* OBJECTIVE *
Every line below should be copied exactly; drop the pictures.

======== DATASET EXCERPT ========

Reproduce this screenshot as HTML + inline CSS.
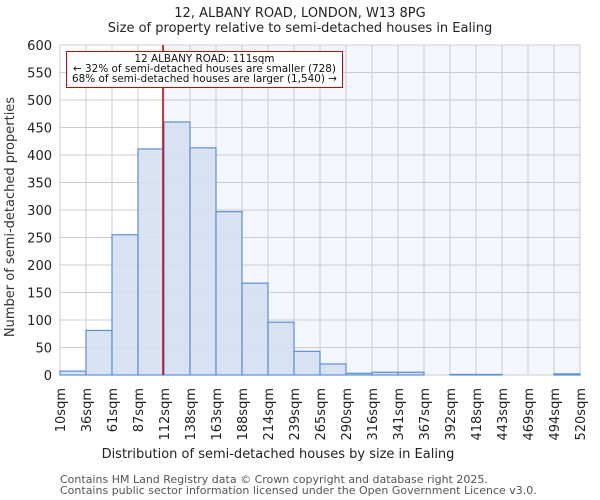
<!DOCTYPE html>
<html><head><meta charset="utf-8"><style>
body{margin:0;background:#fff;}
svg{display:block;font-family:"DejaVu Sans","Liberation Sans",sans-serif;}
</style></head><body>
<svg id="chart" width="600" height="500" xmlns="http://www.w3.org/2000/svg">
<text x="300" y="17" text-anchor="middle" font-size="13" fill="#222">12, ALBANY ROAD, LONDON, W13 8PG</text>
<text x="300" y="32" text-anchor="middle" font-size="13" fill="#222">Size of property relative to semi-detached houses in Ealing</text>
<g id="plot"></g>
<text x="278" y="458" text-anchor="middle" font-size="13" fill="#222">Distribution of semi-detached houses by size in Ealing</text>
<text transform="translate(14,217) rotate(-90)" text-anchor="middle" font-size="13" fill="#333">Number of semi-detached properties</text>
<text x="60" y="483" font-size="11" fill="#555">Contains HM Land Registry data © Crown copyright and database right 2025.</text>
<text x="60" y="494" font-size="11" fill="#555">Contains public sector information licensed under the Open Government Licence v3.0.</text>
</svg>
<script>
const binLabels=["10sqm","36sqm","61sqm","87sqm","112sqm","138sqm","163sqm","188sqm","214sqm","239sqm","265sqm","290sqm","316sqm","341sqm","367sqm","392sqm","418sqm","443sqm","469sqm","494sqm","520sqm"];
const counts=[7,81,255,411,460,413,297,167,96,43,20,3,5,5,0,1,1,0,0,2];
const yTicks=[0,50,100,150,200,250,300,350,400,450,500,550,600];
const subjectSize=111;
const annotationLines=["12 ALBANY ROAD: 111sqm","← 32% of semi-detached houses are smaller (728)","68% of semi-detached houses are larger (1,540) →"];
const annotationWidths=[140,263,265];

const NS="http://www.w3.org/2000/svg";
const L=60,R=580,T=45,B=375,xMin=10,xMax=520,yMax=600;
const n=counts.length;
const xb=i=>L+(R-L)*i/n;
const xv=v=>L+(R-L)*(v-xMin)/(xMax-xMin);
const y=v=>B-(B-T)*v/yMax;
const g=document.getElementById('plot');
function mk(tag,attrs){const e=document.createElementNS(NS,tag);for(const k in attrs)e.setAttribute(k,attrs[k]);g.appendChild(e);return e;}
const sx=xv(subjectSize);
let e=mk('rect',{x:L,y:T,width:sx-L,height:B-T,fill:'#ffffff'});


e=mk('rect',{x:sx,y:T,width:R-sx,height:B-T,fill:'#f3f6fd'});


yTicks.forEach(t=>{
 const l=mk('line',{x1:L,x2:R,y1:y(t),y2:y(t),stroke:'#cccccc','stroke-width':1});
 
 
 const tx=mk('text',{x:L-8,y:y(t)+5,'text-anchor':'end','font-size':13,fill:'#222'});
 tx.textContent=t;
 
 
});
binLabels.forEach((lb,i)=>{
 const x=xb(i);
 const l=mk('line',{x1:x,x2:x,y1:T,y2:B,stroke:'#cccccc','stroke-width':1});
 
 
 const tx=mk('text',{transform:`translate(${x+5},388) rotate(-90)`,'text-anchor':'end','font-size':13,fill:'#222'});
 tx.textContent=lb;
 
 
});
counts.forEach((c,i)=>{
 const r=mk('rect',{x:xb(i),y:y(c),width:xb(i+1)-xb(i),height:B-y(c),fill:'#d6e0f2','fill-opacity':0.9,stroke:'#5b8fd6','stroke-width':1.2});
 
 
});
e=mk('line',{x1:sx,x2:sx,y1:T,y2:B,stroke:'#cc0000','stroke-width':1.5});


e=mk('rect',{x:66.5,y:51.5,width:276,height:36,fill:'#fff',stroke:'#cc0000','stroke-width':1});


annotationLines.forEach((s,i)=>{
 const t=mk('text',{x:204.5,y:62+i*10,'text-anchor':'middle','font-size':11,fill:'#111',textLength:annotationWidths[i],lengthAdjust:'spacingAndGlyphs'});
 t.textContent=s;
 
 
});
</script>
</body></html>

========

* SOLVED EXERCISE *
Reproduce this screenshot as HTML + inline CSS.
<!DOCTYPE html>
<html><head><meta charset="utf-8"><style>
body{margin:0;background:#fff;}
svg{display:block;font-family:"DejaVu Sans","Liberation Sans",sans-serif;}
</style></head><body>
<svg id="chart" width="600" height="500" xmlns="http://www.w3.org/2000/svg">
<text x="300" y="17" text-anchor="middle" font-size="13" fill="#222">12, ALBANY ROAD, LONDON, W13 8PG</text>
<text x="300" y="32" text-anchor="middle" font-size="13" fill="#222">Size of property relative to semi-detached houses in Ealing</text>
<g id="plot"></g>
<text x="278" y="458" text-anchor="middle" font-size="13" fill="#222">Distribution of semi-detached houses by size in Ealing</text>
<text transform="translate(14,217) rotate(-90)" text-anchor="middle" font-size="13" fill="#333">Number of semi-detached properties</text>
<text x="60" y="483" font-size="11" fill="#555">Contains HM Land Registry data © Crown copyright and database right 2025.</text>
<text x="60" y="494" font-size="11" fill="#555">Contains public sector information licensed under the Open Government Licence v3.0.</text>
</svg>
<script>
const binLabels=["10sqm","36sqm","61sqm","87sqm","112sqm","138sqm","163sqm","188sqm","214sqm","239sqm","265sqm","290sqm","316sqm","341sqm","367sqm","392sqm","418sqm","443sqm","469sqm","494sqm","520sqm"];
const counts=[7,81,255,411,460,413,297,167,96,43,20,3,5,5,0,1,1,0,0,2];
const yTicks=[0,50,100,150,200,250,300,350,400,450,500,550,600];
const subjectSize=111;
const annotationLines=["12 ALBANY ROAD: 111sqm","← 32% of semi-detached houses are smaller (728)","68% of semi-detached houses are larger (1,540) →"];
const annotationWidths=[140,263,265];

const NS="http://www.w3.org/2000/svg";
const L=60,R=580,T=45,B=375,xMin=10,xMax=520,yMax=600;
const n=counts.length;
const xb=i=>L+(R-L)*i/n;
const xv=v=>L+(R-L)*(v-xMin)/(xMax-xMin);
const y=v=>B-(B-T)*v/yMax;
const g=document.getElementById('plot');
function mk(tag,attrs){const e=document.createElementNS(NS,tag);for(const k in attrs)e.setAttribute(k,attrs[k]);g.appendChild(e);return e;}
const sx=xv(subjectSize);
let e=mk('rect',{x:L,y:T,width:sx-L,height:B-T,fill:'#ffffff'});


e=mk('rect',{x:sx,y:T,width:R-sx,height:B-T,fill:'#f3f6fd'});


yTicks.forEach(t=>{
 const l=mk('line',{x1:L,x2:R,y1:y(t),y2:y(t),stroke:'#cccccc','stroke-width':1});
 
 
 const tx=mk('text',{x:L-8,y:y(t)+5,'text-anchor':'end','font-size':13,fill:'#222'});
 tx.textContent=t;
 
 
});
binLabels.forEach((lb,i)=>{
 const x=xb(i);
 const l=mk('line',{x1:x,x2:x,y1:T,y2:B,stroke:'#cccccc','stroke-width':1});
 
 
 const tx=mk('text',{transform:`translate(${x+5},388) rotate(-90)`,'text-anchor':'end','font-size':13,fill:'#222'});
 tx.textContent=lb;
 
 
});
counts.forEach((c,i)=>{
 const r=mk('rect',{x:xb(i),y:y(c),width:xb(i+1)-xb(i),height:B-y(c),fill:'#d6e0f2','fill-opacity':0.9,stroke:'#5b8fd6','stroke-width':1.2});
 
 
});
e=mk('line',{x1:sx,x2:sx,y1:T,y2:B,stroke:'#cc0000','stroke-width':1.5});


e=mk('rect',{x:66.5,y:51.5,width:276,height:36,fill:'#fff',stroke:'#cc0000','stroke-width':1});


annotationLines.forEach((s,i)=>{
 const t=mk('text',{x:204.5,y:62+i*10,'text-anchor':'middle','font-size':11,fill:'#111',textLength:annotationWidths[i],lengthAdjust:'spacingAndGlyphs'});
 t.textContent=s;
 
 
});
</script>
</body></html>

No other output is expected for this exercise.